Why "Cheap" Means Different Things to Different Drivers 💡
Minimum coverage costs less per month but leaves you financially exposed if you're in a serious at-fault accident or if your car is damaged and you don't carry comprehensive or collision. "Cheap" in the short term can mean significant out-of-pocket costs later.
The right balance depends on:
- Your vehicle's value — Carrying full coverage on an older car worth $3,000 may not make financial sense. On a newer financed vehicle, your lender will likely require it.
- Your driving history — Accidents, DUIs, and traffic violations raise premiums significantly. A clean record is one of the biggest factors working in your favor.
- Your age and experience — Teen and young adult drivers typically face higher base rates. Rates often decrease as drivers accumulate years without incidents.
- Where you live in Pennsylvania — Insurers rate by ZIP code. Philadelphia and its surrounding counties tend to have higher rates than rural central or western Pennsylvania due to higher accident frequency, theft rates, and repair costs.
Factors That Directly Affect Your Pennsylvania Premium
| Factor | Effect on Rate |
|---|---|
| Limited vs. Full Tort election | Limited Tort typically lowers premium |
| Driving record (accidents, violations) | Each incident can raise rates substantially |
| Annual mileage | Lower mileage may reduce premiums |
| Vehicle make, model, year | Repair costs, theft rates, and safety ratings all factor in |
| Credit history | Pennsylvania allows insurers to use credit-based scoring |
| Bundling (home + auto) | Often reduces total premium |
| Deductible amount | Higher deductibles lower the premium; you absorb more risk |
| Garaging location (ZIP code) | Urban ZIPs generally carry higher base rates |
Pennsylvania law permits insurers to use credit-based insurance scores when setting premiums. This is a significant variable that many drivers overlook.
Coverage Types Beyond the Minimum
Most drivers carry more than the state minimum. The additional coverage types that affect your total premium include:
- Collision — Pays for damage to your vehicle from an at-fault accident
- Comprehensive — Covers theft, vandalism, weather, and hitting an animal
- Uninsured/Underinsured Motorist (UM/UIM) — Recommended even though not required; protects you if the at-fault driver has no or insufficient coverage
- Rental reimbursement and roadside assistance — Add-ons that raise premiums modestly
Each added layer of coverage increases your premium.
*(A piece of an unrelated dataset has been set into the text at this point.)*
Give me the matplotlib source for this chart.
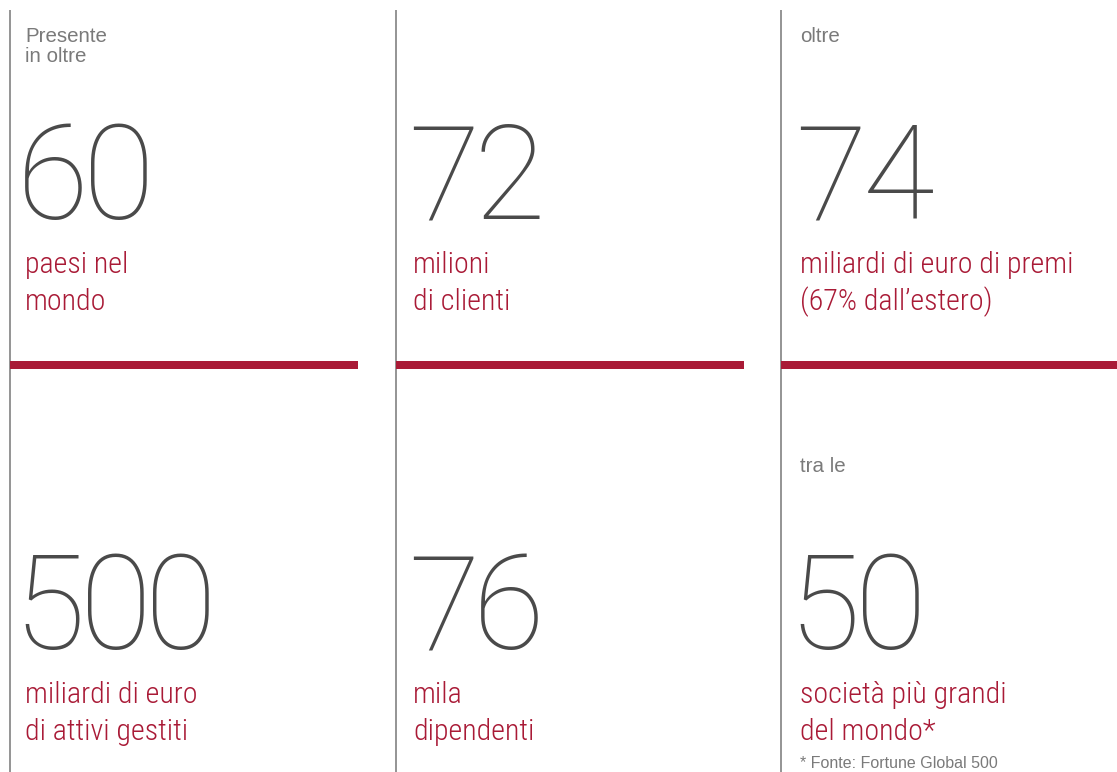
import matplotlib
matplotlib.use("Agg")
import matplotlib.pyplot as plt
from matplotlib.textpath import TextPath
from matplotlib.font_manager import FontProperties

# ---- data ----
numbers = ["60", "72", "74", "500", "76", "50"]
intro_lines = [["Presente", "in oltre"], [], ["oltre"], [], [], ["tra le"]]
caption_lines = [
    ["paesi nel", "mondo"],
    ["milioni", "di clienti"],
    ["miliardi di euro di premi", "(67% dall\u2019estero)"],
    ["miliardi di euro", "di attivi gestiti"],
    ["mila", "dipendenti"],
    ["società più grandi", "del mondo*"],
]
footnote = "* Fonte: Fortune Global 500"

# ---- style / layout ----
W, H = 1117, 772
RED = "#A91A36"
DARK = "#4a4a4a"
GREY = "#7a7a7a"
PT = 0.72  # px -> pt at dpi 100

NUM_FONT = ["Roboto", "IBM Plex Sans Condensed", "DejaVu Sans"]
CAP_FONT = ["Roboto Condensed", "Liberation Sans Narrow", "DejaVu Sans"]
SMALL_FONT = ["Liberation Sans", "DejaVu Sans"]

col_x = [10, 396, 781]
col_right = [358, 744, 1117]
text_left = [25, 413, 800]
row_top = [0, 430]
digit_gap = 9
NUM_PX = 131

fig = plt.figure(figsize=(W / 100, H / 100), dpi=100)
ax = fig.add_axes([0, 0, 1, 1])
ax.set_xlim(0, W)
ax.set_ylim(H, 0)
ax.axis("off")

num_prop = FontProperties(family=NUM_FONT, weight=100, size=NUM_PX * PT)

# vertical separators
for x in col_x:
    ax.plot([x, x], [10, H], color="#777777", lw=1.1, solid_capstyle="butt")
# red bars
for x0, x1 in zip(col_x, col_right):
    ax.plot([x0, x1], [365, 365], color=RED, lw=8 * PT, solid_capstyle="butt")

for i, num in enumerate(numbers):
    r, c = divmod(i, 3)
    x = text_left[c]
    y0 = row_top[r]
    for k, line in enumerate(intro_lines[i]):
        ax.text(x, y0 + 42 + 20 * k, line, color=GREY, fontsize=20.5 * PT,
                family=SMALL_FONT, va="baseline", ha="left")
    # big number, drawn digit by digit with tight tracking (ink-based)
    cursor = x
    for ch in num:
        ext = TextPath((0, 0), ch, size=NUM_PX, prop=num_prop).get_extents()
        ax.text(cursor - ext.x0, y0 + 219, ch, color=DARK,
                fontproperties=num_prop, va="baseline", ha="left")
        cursor += ext.width + digit_gap
    for k, line in enumerate(caption_lines[i]):
        ax.text(x, y0 + 273 + 37 * k, line, color=RED, fontsize=30 * PT,
                family=CAP_FONT, weight=300, va="baseline", ha="left")

ax.text(text_left[2], 768, footnote, color=GREY, fontsize=16 * PT,
        family=SMALL_FONT, va="baseline", ha="left")

fig.savefig("out.png", dpi=100)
The question is always whether the protection is worth the cost given your specific vehicle and financial situation.
How to Legitimately Lower What You Pay
There are concrete levers Pennsylvania drivers can pull:
Discounts most insurers offer:
- Good driver / accident-free discount
- Defensive driving course completion
- Good student discount (for young drivers)
- Multi-policy bundling
- Paperless billing or auto-pay
- Vehicle safety features (airbags, anti-theft devices, automatic braking)
Structural moves:
- Raising your deductible lowers premiums — but means more out of pocket when you file a claim
- Dropping comprehensive and collision on an older vehicle with low market value
- Choosing Limited Tort (with a clear understanding of what you're giving up)
- Reducing coverage on a second vehicle driven infrequently
Shopping behavior: Rates vary significantly between insurers for the same driver and vehicle. Pennsylvania drivers who haven't compared quotes in several years are often paying more than necessary. Insurers price risk differently, and the cheapest option for one driver's profile may not be cheapest for another's. 🔍
The Urban/Rural Divide in Pennsylvania
A driver in rural Elk County and a driver in North Philadelphia with identical vehicles and driving records will likely receive very different quotes. Urban areas factor in higher claims frequency, more uninsured drivers, higher repair labor costs, and higher theft rates. That ZIP code factor alone can swing premiums by hundreds of dollars annually.
What the Numbers Don't Tell You
Average premium figures cited in national studies may reflect Pennsylvania broadly, but they don't tell you what you'll pay. Your specific combination of location, vehicle, driving record, credit profile, tort election, and coverage selections determines your actual rate — and that combination is different from every other driver's.
Pennsylvania's no-fault framework, the tort election requirement, and the credit scoring allowance make it a somewhat more complex insurance environment than many states. Those structural pieces are worth understanding before you focus purely on the monthly number.